In the listing below, identify each line with the word "this" and return those lines.

- [SOURCE MATERIAL]
+++

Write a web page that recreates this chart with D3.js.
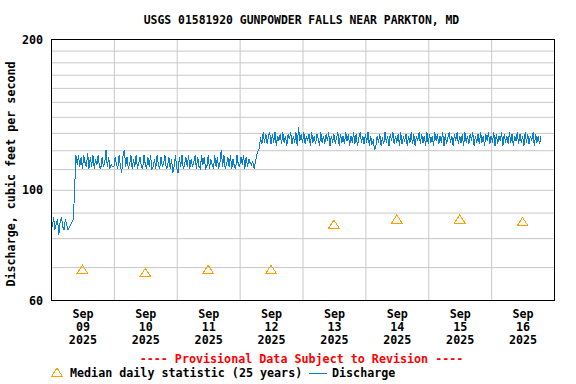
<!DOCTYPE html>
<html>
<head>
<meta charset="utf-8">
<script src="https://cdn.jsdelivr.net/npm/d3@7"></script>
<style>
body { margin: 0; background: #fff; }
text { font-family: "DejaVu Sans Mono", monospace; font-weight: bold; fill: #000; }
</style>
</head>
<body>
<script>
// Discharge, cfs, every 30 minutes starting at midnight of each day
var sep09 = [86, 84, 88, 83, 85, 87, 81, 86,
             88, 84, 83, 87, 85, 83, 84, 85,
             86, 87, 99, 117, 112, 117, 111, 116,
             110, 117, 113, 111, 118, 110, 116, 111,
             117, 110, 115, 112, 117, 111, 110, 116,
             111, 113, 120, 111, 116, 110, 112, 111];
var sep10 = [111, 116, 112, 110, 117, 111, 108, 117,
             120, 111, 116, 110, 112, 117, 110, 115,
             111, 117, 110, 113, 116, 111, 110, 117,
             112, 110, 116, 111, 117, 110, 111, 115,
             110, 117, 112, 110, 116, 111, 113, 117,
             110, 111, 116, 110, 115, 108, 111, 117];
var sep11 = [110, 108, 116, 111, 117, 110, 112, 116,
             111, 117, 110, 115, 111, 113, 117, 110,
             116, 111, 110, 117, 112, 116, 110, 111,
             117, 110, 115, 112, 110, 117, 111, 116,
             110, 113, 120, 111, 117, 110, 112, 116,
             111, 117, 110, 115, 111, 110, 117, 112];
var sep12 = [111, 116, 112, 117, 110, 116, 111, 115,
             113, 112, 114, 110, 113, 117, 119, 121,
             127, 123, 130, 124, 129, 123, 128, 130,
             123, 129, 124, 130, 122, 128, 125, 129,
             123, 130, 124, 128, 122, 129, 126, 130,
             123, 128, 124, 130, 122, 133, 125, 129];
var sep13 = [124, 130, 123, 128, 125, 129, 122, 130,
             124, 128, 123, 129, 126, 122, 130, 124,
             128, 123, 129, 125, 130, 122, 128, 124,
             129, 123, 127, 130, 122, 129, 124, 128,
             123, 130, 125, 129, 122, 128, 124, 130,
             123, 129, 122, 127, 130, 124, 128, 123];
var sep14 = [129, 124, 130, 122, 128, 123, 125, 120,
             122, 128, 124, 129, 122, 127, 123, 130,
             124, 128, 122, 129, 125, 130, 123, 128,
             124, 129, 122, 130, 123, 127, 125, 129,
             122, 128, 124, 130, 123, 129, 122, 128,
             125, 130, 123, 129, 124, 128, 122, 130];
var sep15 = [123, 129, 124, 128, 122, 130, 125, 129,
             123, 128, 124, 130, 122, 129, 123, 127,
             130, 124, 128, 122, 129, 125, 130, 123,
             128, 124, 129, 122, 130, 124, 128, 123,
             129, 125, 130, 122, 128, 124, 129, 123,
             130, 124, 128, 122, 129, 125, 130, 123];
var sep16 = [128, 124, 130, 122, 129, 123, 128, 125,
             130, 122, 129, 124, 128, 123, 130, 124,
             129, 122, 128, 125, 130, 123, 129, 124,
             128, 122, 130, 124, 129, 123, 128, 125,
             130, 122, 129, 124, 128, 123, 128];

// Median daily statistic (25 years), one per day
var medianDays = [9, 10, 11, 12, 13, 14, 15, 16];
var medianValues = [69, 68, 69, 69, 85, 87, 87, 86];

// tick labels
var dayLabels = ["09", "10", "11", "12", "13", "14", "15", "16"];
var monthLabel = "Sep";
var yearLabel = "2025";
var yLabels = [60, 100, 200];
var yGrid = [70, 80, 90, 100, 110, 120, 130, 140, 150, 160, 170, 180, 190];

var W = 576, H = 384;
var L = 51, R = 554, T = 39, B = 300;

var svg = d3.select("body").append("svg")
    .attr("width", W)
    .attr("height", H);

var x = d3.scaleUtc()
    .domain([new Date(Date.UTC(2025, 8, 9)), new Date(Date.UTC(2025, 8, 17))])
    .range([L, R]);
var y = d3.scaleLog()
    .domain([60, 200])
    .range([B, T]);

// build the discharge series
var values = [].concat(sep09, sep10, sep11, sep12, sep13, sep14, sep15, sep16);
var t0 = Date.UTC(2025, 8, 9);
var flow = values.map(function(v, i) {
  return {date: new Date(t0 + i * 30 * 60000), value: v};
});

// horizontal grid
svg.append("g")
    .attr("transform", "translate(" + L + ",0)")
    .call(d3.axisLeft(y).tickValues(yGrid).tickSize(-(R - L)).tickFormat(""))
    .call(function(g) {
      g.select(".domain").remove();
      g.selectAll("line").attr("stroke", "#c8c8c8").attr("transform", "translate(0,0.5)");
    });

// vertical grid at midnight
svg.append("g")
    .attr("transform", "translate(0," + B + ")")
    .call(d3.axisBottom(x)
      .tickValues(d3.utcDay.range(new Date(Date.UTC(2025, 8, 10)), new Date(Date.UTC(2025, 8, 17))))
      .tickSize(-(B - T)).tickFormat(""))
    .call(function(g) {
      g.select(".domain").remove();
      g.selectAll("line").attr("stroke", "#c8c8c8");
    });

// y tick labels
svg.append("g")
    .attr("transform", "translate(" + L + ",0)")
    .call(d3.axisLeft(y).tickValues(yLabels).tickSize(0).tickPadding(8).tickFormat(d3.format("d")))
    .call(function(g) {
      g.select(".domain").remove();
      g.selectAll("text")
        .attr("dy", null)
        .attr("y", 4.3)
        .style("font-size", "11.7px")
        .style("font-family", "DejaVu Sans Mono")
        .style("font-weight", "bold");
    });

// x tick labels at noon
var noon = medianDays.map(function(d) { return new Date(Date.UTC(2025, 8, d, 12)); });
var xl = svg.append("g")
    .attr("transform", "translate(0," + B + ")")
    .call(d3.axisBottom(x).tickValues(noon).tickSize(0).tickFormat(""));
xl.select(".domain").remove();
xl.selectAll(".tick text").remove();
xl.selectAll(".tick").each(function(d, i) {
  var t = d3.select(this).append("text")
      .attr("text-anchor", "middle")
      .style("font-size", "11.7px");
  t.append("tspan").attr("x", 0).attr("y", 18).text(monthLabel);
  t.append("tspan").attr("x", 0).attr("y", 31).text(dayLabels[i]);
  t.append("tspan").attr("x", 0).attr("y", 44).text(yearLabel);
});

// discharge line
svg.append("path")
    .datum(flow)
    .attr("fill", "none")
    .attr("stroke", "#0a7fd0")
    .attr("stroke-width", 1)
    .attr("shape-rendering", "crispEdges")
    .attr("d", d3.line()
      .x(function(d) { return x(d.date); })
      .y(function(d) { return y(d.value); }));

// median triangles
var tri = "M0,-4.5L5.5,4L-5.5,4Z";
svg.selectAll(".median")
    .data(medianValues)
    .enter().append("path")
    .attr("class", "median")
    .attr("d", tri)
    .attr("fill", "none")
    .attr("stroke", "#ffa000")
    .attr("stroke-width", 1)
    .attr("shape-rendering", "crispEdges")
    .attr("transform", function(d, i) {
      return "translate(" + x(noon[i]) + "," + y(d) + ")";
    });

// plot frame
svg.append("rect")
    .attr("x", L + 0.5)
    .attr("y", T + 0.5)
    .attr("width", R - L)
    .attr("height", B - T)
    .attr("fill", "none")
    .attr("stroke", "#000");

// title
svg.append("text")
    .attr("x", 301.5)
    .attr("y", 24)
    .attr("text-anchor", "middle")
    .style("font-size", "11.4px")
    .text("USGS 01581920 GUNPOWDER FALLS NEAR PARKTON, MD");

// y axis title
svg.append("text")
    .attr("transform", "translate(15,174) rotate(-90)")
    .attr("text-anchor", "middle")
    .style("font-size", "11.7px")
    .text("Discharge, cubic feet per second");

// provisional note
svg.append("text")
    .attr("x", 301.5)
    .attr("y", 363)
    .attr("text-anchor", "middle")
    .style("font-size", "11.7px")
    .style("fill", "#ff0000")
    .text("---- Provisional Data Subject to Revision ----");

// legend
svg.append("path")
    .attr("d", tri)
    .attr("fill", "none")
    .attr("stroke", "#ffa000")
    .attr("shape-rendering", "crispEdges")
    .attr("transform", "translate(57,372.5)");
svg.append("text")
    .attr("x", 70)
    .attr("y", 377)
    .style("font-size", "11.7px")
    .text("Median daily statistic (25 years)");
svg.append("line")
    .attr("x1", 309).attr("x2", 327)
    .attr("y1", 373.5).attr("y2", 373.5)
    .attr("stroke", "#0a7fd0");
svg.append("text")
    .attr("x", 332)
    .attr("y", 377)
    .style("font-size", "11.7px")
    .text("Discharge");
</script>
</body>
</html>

+++

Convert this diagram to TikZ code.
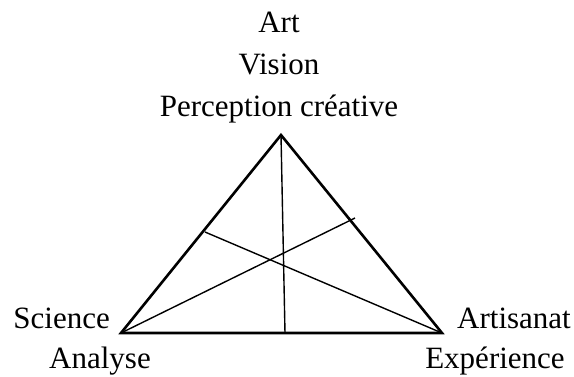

+++

- [EXERCISE RESPONSE]
Write a web page that recreates this chart with D3.js.
  var t = d3.select(this).append("text")
Convert this diagram to TikZ code.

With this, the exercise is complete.